# The Rise of Endymion - a favor please!



## malfunkshun (Nov 3, 2007)

I am in a horrible dilemma. I was about 50 pages away from finishing 'The Rise of Endymion' by Dan Simmons, thus wrapping up the Hyperion series. Somehow I have lost the book, maybe on the bus, maybe I dropped it downtown on the sidewalk, who knows. 

Anyway, I was up to the part where Aenea and Raul had just dropped off Fedman on Mars and they were on their way to some other planets to drop other people off. 

I already checked the local used book store and they don't have it, I had bought the only copy. The nearest Barnes & Nobles isn't within walking distance, and I have no car at the moment. 

So...

Will somebody please tell me what happens from then on until the end? A brief but detailed summary would be greatly appreciated. PLEASE, I'm begging!


----------



## malfunkshun (Nov 7, 2007)

So... I'm the only who has read this book (at least 95% of it)?  Nobody wants to help a fella out?


----------



## visionphase (Nov 12, 2007)

Hi,

Doesn't that defeat the purpose of reading the book?

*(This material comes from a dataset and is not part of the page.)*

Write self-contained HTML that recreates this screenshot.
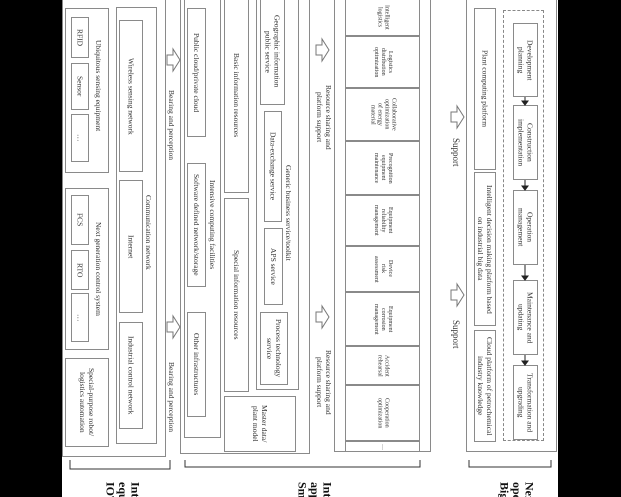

So with these facts in mind:

1. You have no car.
2. You can't walk to Barnes and Nobles.
3. Your used book store doesn't have it.
4. You have access to the internet.

Have you put any effort into finding it online--having it shipped to you? Here's 3 minutes of work (cut and paste since I can't post hyperlinks):

Alibris

alibris.com/search/books/isbn/055310652X

Barnes and Noble - Used

search.barnesandnoble.com/used/productMatches.asp?PEAN=9780553572988&z=y


----------